Mais l'ambiance médiatique et politique de ces derniers mois ne cesse d'alimenter cette impression d'une croissance « irrésistible » du FN.
À la présidentielle de 2012, Marine Le Pen est en dessous du score de son père dix ans plus tôt, et voilà qu'on évoque à l'envie, déjà, sa montée. Depuis, il n'est pas de jour où l'on ne discerne dans l'air du temps de quoi faire progresser encore le FN. Il fait beau, c'est bon pour le FN, il pleut, c'est excellent pour le FN. Les médias ne nous parlent plus que du FN, la droite est empêtrée dans la question des alliances avec le FN, la gauche ne sait trop comment s'y prendre pour répondre, sur le fond, aux besoins des catégories populaires tentées par le FN. Tous « saluent la banalisation » du Front bleu Marine.
Et voilà qu'une élection cantonale partielle, oui, une cantonale partielle, fait trembler la France politico-médiatique. Dans un secteur où le FN, dans les deux dernières années, a déjà été élu une fois, et n'a perdu qu'à 49 % une autre fois, on découvre son existence et, à nouveau, on parle de « montée ».
Et pourquoi s'arrêter là ? Le FN se voit décerner le titre de « premier parti de France » !
Le FN n'est pas le premier parti de France, ni en nombre de membres ni en voix aux élections. Il n'est pas devenu non plus un « parti d'adhésion », il est toujours un parti de refus – des erreurs et impasses de la droite et de la gauche au pouvoir – et de protestation – contre une situation sociale et une société qui deviennent insupportables à une proportion croissante de nos concitoyens. Ses thèmes autour de la France seule ne prennent pas dans l'opinion.

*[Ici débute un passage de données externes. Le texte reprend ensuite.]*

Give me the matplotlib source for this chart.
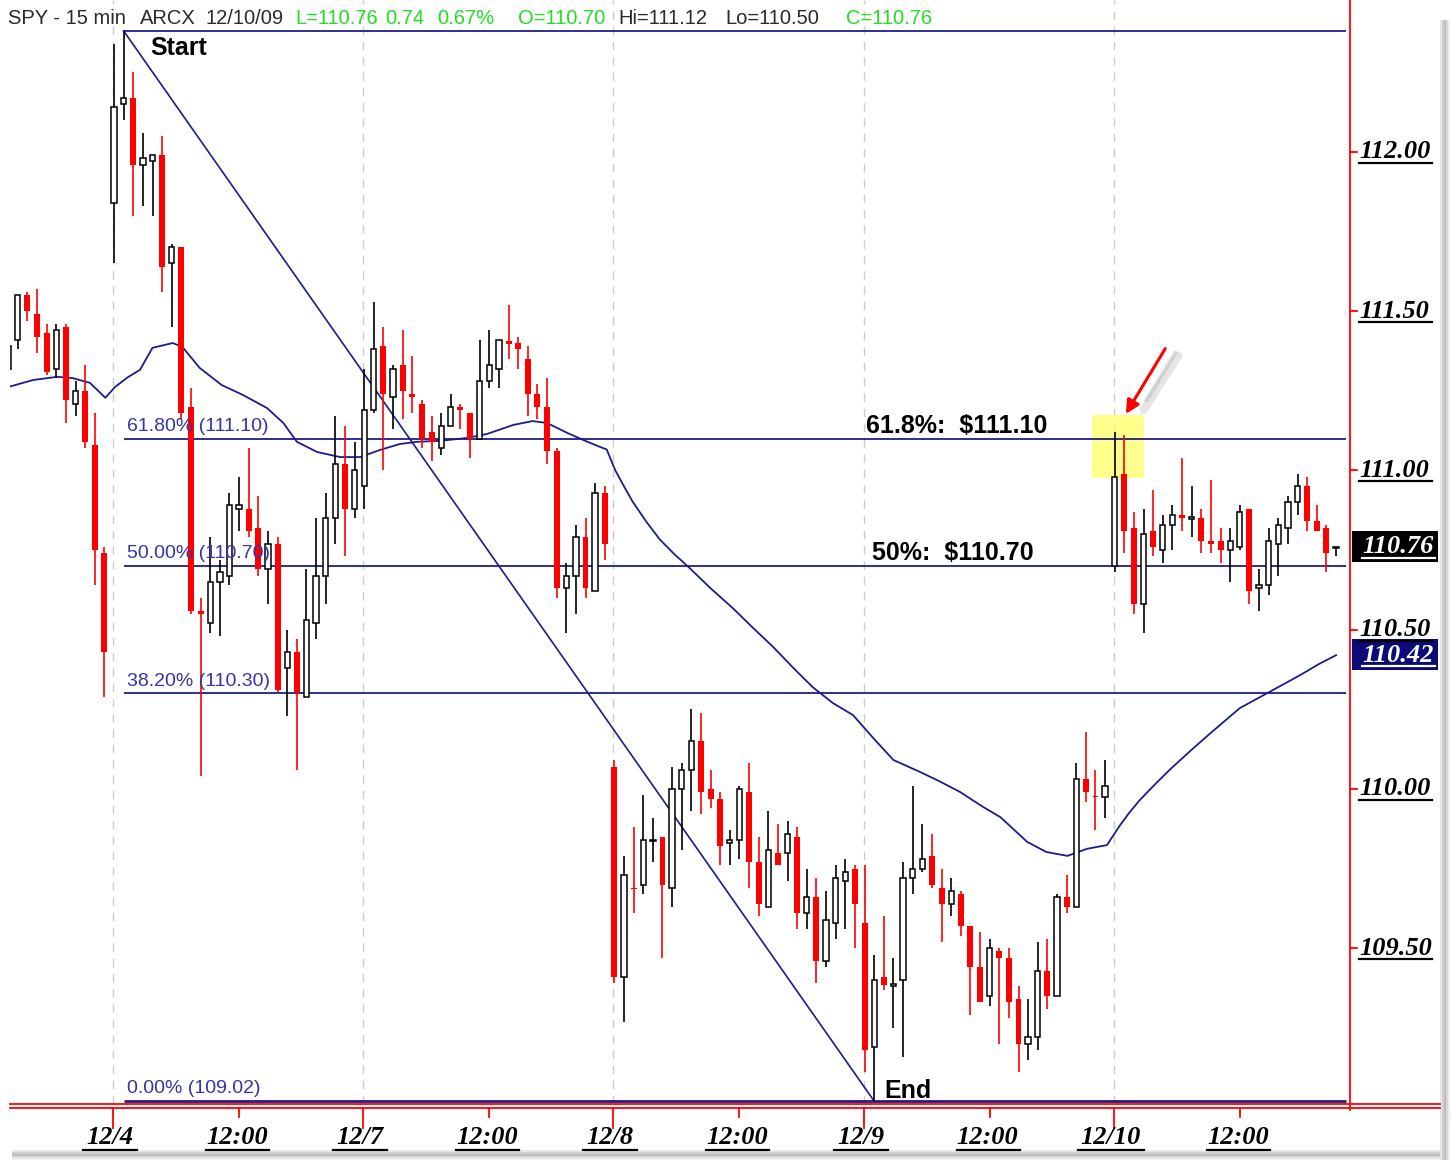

Mais, attention, il va finir par le devenir, si l'ensemble de l'actualité se fait désormais autour de lui, si la droite ne comprend pas qu'elle ne gagnera que sans lui, si les partis de gouvernement, plutôt que de dénoncer moralement une extrême droite fascisante, ne réapprennent pas à intégrer les exclus du système socio-politique, si les médias se bornent, dans leur couverture politique, à mettre en exergue tout ce qui peut valoriser le Front national.
Nous sommes tous, aujourd'hui, les apprentis-sorciers du FN.